— START OF Records —

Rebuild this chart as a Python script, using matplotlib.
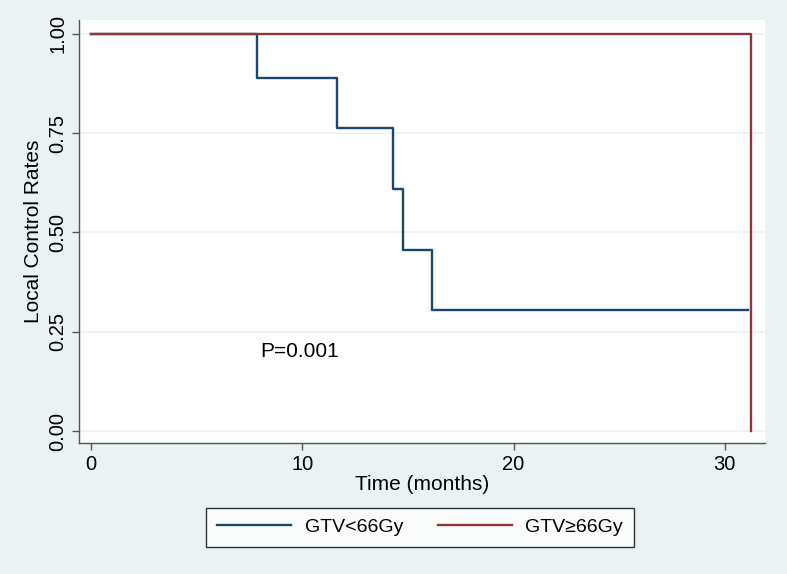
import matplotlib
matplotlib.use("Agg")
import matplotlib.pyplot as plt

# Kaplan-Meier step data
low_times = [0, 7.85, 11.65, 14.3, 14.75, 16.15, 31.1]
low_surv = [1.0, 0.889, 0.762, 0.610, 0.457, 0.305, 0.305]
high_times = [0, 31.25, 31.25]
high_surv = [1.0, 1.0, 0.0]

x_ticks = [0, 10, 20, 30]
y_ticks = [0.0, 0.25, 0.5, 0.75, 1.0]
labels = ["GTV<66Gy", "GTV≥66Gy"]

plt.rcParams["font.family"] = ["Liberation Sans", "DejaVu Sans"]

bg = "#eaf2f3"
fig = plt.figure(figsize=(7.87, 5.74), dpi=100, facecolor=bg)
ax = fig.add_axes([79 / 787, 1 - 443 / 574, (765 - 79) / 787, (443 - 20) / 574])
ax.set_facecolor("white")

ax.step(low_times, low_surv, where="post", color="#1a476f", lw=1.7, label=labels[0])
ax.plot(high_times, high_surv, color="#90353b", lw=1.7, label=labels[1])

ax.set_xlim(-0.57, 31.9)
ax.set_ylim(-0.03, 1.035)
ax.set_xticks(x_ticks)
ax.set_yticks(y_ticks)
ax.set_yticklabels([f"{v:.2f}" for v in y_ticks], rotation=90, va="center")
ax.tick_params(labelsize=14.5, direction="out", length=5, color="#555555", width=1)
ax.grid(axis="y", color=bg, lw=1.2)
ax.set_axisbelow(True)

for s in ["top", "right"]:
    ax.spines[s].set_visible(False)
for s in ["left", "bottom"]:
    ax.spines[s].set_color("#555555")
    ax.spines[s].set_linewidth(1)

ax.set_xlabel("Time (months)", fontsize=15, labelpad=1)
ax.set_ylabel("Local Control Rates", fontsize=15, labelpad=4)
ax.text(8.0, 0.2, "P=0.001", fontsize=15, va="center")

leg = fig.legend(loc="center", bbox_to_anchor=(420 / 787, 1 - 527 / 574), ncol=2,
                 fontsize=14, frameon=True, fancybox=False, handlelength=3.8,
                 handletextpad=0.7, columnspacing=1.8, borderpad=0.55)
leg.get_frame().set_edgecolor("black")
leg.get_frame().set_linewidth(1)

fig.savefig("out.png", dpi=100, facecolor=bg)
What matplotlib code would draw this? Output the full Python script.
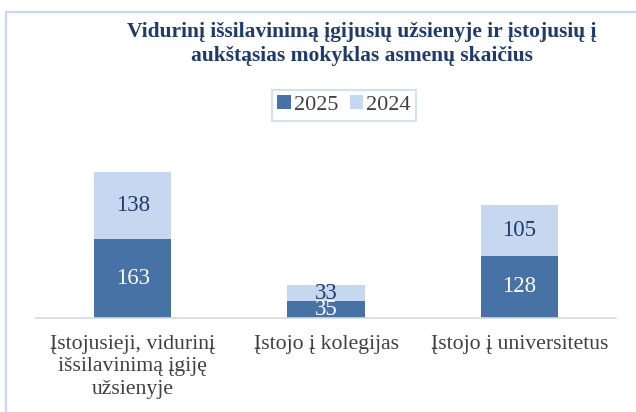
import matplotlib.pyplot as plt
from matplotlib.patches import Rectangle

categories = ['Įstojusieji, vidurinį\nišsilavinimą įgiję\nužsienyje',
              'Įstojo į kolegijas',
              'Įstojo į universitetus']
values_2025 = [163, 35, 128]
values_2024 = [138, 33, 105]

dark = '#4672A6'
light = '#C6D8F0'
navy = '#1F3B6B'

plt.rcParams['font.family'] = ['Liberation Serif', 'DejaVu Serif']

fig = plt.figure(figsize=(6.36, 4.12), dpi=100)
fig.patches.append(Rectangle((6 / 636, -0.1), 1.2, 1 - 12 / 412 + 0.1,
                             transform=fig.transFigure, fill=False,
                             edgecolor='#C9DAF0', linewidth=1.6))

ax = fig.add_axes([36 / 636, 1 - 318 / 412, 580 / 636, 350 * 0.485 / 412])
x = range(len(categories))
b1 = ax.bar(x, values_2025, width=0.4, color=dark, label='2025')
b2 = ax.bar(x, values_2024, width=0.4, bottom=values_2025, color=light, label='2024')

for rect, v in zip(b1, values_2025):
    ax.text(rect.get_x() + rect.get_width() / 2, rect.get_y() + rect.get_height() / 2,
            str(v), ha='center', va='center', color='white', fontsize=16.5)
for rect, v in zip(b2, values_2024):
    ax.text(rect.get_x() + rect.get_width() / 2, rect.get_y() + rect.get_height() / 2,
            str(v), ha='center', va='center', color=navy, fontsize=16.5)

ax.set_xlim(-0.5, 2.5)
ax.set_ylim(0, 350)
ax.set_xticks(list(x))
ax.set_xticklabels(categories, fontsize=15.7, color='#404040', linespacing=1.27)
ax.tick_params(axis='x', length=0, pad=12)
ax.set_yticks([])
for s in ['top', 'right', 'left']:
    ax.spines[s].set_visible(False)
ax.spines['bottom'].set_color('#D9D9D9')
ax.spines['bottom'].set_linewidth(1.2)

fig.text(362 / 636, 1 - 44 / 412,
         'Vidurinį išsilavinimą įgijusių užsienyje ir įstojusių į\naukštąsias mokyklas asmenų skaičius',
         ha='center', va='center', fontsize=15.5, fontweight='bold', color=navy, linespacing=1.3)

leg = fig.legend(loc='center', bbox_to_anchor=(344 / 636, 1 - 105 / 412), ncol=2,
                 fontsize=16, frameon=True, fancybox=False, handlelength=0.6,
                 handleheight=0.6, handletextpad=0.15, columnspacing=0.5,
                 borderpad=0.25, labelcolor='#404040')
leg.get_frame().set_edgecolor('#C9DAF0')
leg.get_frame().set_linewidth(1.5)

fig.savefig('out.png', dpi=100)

— END OF Records —

**Task details**
How many lines in the records above contain the word "script"? Reply with the number and nothing more.

**Worked answer**
2